С этой стороны характерно развитие корня flag,от которого в европейских языках произошла масса слов, означающих свет, блеск, цвета. Замечу, что в производных формах этого корня последняя согласная (звук «г») может отсутствовать, звук «л» по законами фонетики может переходить при определенных условиях в звук «р», а «ф» в «б». Таким образом, к корню flag относятся латинские fulgeo — сверкаю, ferveo — горю; немецкие brennen — гореть, braun — бурый, коричневый, blinken — мерцать, blau — синий, Blei — свинец, bleich — бледный; французское blanc — белый, brun — коричневый; английское black — черный, русские «белый», «блеск» и т. д. Связь значений в некоторых случаях тут может показаться очень странной; но Гейгер дает ей очень удачное объяснение, соединяя корень flagс почти тождественным по звуковому составу frag,означающим — ломать (латинск. frango, греч. , нем. brechen и т. д.) Тогда, говорит Гейгер, ясно, что первоначальное значение тут — дробить, размельчать, затем через понятия — растирать, натирать, намазывать — совершился переход к краскам, от них к световым явлениям, к блеску, горению, молнии и т. д.

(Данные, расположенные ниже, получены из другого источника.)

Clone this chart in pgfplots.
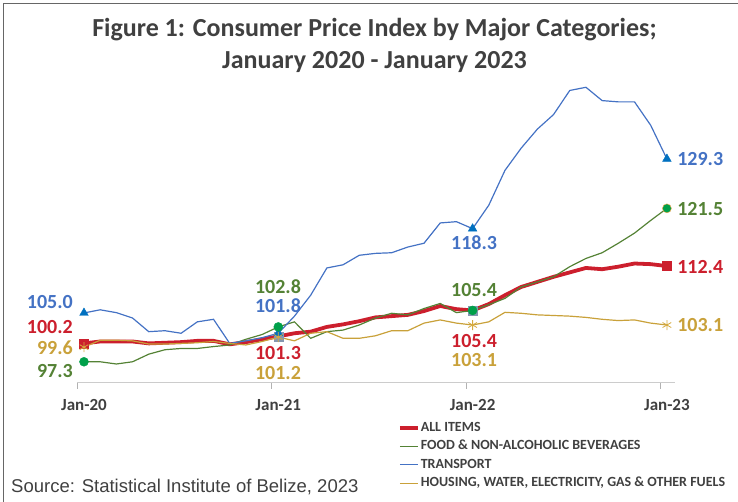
\documentclass[border=0pt]{standalone}
\usepackage{fontspec}
\setmainfont{Carlito}
\newfontfamily\srcfont{Liberation Sans}
\usepackage{pgfplots}
\pgfplotsset{compat=1.18}
\usepackage{pgfplotstable}
\definecolor{cred}{HTML}{CC1F2D}
\definecolor{cgreen}{HTML}{548235}
\definecolor{cgreenm}{HTML}{00A04A}
\definecolor{cblue}{HTML}{4472C4}
\definecolor{cbluem}{HTML}{0070C0}
\definecolor{cgold}{HTML}{C9A13A}
\definecolor{cgoldl}{HTML}{D6AA3E}
\definecolor{ctxt}{HTML}{404040}
\definecolor{cgrey}{HTML}{8497B0}

\pgfplotstableread{
i allitems food transport housing
0 100.2 97.3 105.0 99.6
1 100.5 97.3 105.5 100.7
2 100.5 96.95 105.05 100.7
3 100.5 97.3 104.2 100.6
4 100.2 98.5 102.05 100.1
5 100.3 99.2 102.2 100.1
6 100.4 99.4 101.8 100.2
7 100.6 99.4 103.6 100.3
8 100.6 99.7 104.0 100.5
9 100.05 99.95 100.2 100.2
10 100.4 100.85 100.6 99.95
11 100.85 101.6 101.1 100.5
12 101.3 102.8 101.8 101.2
13 101.8 103.6 104.5 100.6
14 102.05 101.0 107.8 101.8
15 102.8 102.05 112.1 102.05
16 103.2 102.3 112.6 101.0
17 103.7 103.1 114.1 101.0
18 104.3 104.2 114.4 101.4
19 104.5 104.95 114.5 102.2
20 104.7 104.7 115.4 102.2
21 105.3 105.7 116.0 103.4
22 106.1 106.5 119.2 103.9
23 105.6 105.05 119.4 103.4
24 105.4 105.4 118.3 103.1
25 106.4 106.3 122.0 103.6
26 107.8 107.3 127.5 105.1
27 109.1 109.1 131.0 104.95
28 109.9 109.9 134.0 104.7
29 110.7 110.7 136.3 104.6
30 111.4 112.3 140.1 104.5
31 112.1 113.6 140.6 104.3
32 111.9 114.5 138.5 104.0
33 112.3 116.0 138.3 103.8
34 112.8 117.6 138.3 103.9
35 112.7 119.6 134.6 103.4
36 112.4 121.5 129.3 103.1
}\cpidata

\pgfplotstableread{
i allitems food transport housing
0 100.2 97.3 105.0 99.6
12 101.3 102.8 101.8 101.2
24 105.4 105.4 118.3 103.1
36 112.4 121.5 129.3 103.1
}\cpimarks

\begin{document}
\begin{tikzpicture}
\path[use as bounding box] (0pt,0pt) rectangle (738pt,502pt);
\draw[color=ctxt!80, line width=0.8pt] (3.5pt,0pt) -- (3.5pt,499pt) -- (738pt,499pt);
\node[font=\bfseries\fontsize{26}{32}\selectfont, text=ctxt, align=center, anchor=center] at (374.5pt,457pt)
  {Figure 1: Consumer Price Index by Major Categories;\\January 2020 - January 2023};
\node[font=\srcfont\fontsize{18.5}{22}\selectfont, text=ctxt, anchor=base west, inner sep=0pt] at (11pt,9pt)
  {Source: Statistical Institute of Belize, 2023};
\begin{axis}[
  at={(77.5pt,119.3pt)}, anchor=south west,
  scale only axis, width=597.5pt, height=323.3pt,
  xmin=-0.4, xmax=36.5, ymin=94, ymax=145,
  axis x line=bottom, axis y line=none,
  x axis line style={-, draw=black!20, line width=0.8pt},
  xtick={0,12,24,36},
  xticklabels={Jan-20,Jan-21,Jan-22,Jan-23},
  major tick length=0pt,
  xticklabel style={font=\bfseries\fontsize{17}{20}\selectfont, text=ctxt, anchor=north, yshift=-13pt},
  extra x ticks={-0.4,11.6,23.6,35.6},
  extra x tick labels={},
  extra x tick style={tick align=outside, major tick length=6pt, tick style={draw=black!30, line width=0.8pt}},
  clip=false,
  legend cell align=left,
  legend image code/.code={\draw[#1, mark=none] (0pt,0pt) -- (18pt,0pt);},
  legend style={at={(0.531,-0.109)}, anchor=north west, draw=none, fill=none,
    font=\bfseries\fontsize{14}{16}\selectfont, text=ctxt,
    nodes={inner sep=1pt, text height=10pt, text depth=3pt}, row sep=3.5pt},
]
\addplot[cred, line width=3.8pt, line join=round] table[x=i, y=allitems] {\cpidata};
\addlegendentry{ALL ITEMS}
\addplot[cgreen, line width=1.2pt] table[x=i, y=food] {\cpidata};
\addlegendentry{FOOD \& NON-ALCOHOLIC BEVERAGES}
\addplot[cblue, line width=1.2pt] table[x=i, y=transport] {\cpidata};
\addlegendentry{TRANSPORT}
\addplot[cgold, line width=1.2pt] table[x=i, y=housing] {\cpidata};
\addlegendentry{HOUSING, WATER, ELECTRICITY, GAS \& OTHER FUELS}

% markers
\addplot[forget plot, only marks, mark=square*, mark size=4.5pt, mark options={fill=cred, draw=cred}] coordinates {(0,100.2) (36,112.4)};
\addplot[forget plot, only marks, mark=square*, mark size=4.5pt, mark options={fill=cgrey, draw=cgrey}] coordinates {(12,101.3) (24,105.4)};
\addplot[forget plot, only marks, mark=triangle*, mark size=5pt, mark options={fill=cbluem, draw=cbluem}] table[x=i, y=transport] {\cpimarks};
\addplot[forget plot, only marks, mark=asterisk, mark size=5pt, mark options={draw=cgoldl, line width=0.8pt}] table[x=i, y=housing] {\cpimarks};
\addplot[forget plot, only marks, mark=*, mark size=4.5pt, mark options={fill=cgreenm, draw=cgreenm}] coordinates {(0,97.3) (12,102.8) (24,105.4)};
\addplot[forget plot, only marks, mark=*, mark size=4.5pt, mark options={fill=cgreenm, draw=orange!70}] coordinates {(36,121.5)};

% data labels
\begin{scope}[every node/.style={font=\bfseries\fontsize{20}{22}\selectfont, inner sep=0pt}]
\node[anchor=east, text=cblue] at (axis cs:-0.68,106.73) {105.0};
\node[anchor=east, text=cred] at (axis cs:-0.68,102.79) {100.2};
\node[anchor=east, text=cgold] at (axis cs:-0.68,99.48) {99.6};
\node[anchor=east, text=cgreen] at (axis cs:-0.68,95.85) {97.3};

\node[text=cgreen] at (axis cs:11.98,109.2) {102.8};
\node[text=cblue] at (axis cs:11.98,106.2) {101.8};
\node[text=cred] at (axis cs:11.98,98.69) {101.3};
\node[text=cgold] at (axis cs:11.98,95.54) {101.2};

\node[text=cblue] at (axis cs:24.09,116.04) {118.3};
\node[text=cgreen] at (axis cs:24.09,108.63) {105.4};
\node[text=cred] at (axis cs:24.09,100.5) {105.4};
\node[text=cgold] at (axis cs:24.09,97.5) {103.1};

\node[anchor=west, text=cblue] at (axis cs:36.63,129.29) {129.3};
\node[anchor=west, text=cgreen] at (axis cs:36.63,121.4) {121.5};
\node[anchor=west, text=cred] at (axis cs:36.63,112.26) {112.4};
\node[anchor=west, text=cgold] at (axis cs:36.63,103.1) {103.1};
\end{scope}
\end{axis}
\end{tikzpicture}
\end{document}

Обе наши иллюстрации показывают, как из элементарного слова-понятия, неопределенно выражающего известный вид человеческой деятельности, может в длительном процессе развертываться целый мир форм, неограниченно многообразно проникающих и охватывающих человеческий опыт — материал познания. С этой точки зрения, не было бы никаких принципиальных препятствий к происхождению любого языка, и даже всех языков из одного корня. Надо к тому же заметить, что мускульные артикуляции, соответствующая звукам речи, гораздо менее различаются между собою, чем порождаемые ими звуки, а тем более — чем буквы, которыми эти последние обозначаются: физиологическая разница отдельных слов несравненно меньше, чем фонетическая и графическая. [4]
4
Читателей, не знакомых со сравнительной филологией, здесь надо предостеречь против слишком легкого сближения различных слов, представляющих те или иные сходства в звуках. Сходства нередко бывают очень случайные, и если наука связывает единством происхождения иногда очень несходные на вид слова, то это основывается всегда на точном исследовании промежуточных звеньев и точном приложении уже выработанных законов фонетики. Напр., путешественники указывали, что в перуанском языке слово «mark» не только по звукам, но и по значению сходно с древне-германским «Mark» (община); но самые языки принадлежат к очень различным семействам. Или, еще пример: Плеханов в одном политическом споре (см. его «Письма о тактике и бестактности») явно производил слово «тактика» от слова «такт»; между тем первое из них — греческое, и по ближайшему значению связано с военным делом, второе — латинское, и означает осязание, прикосновение.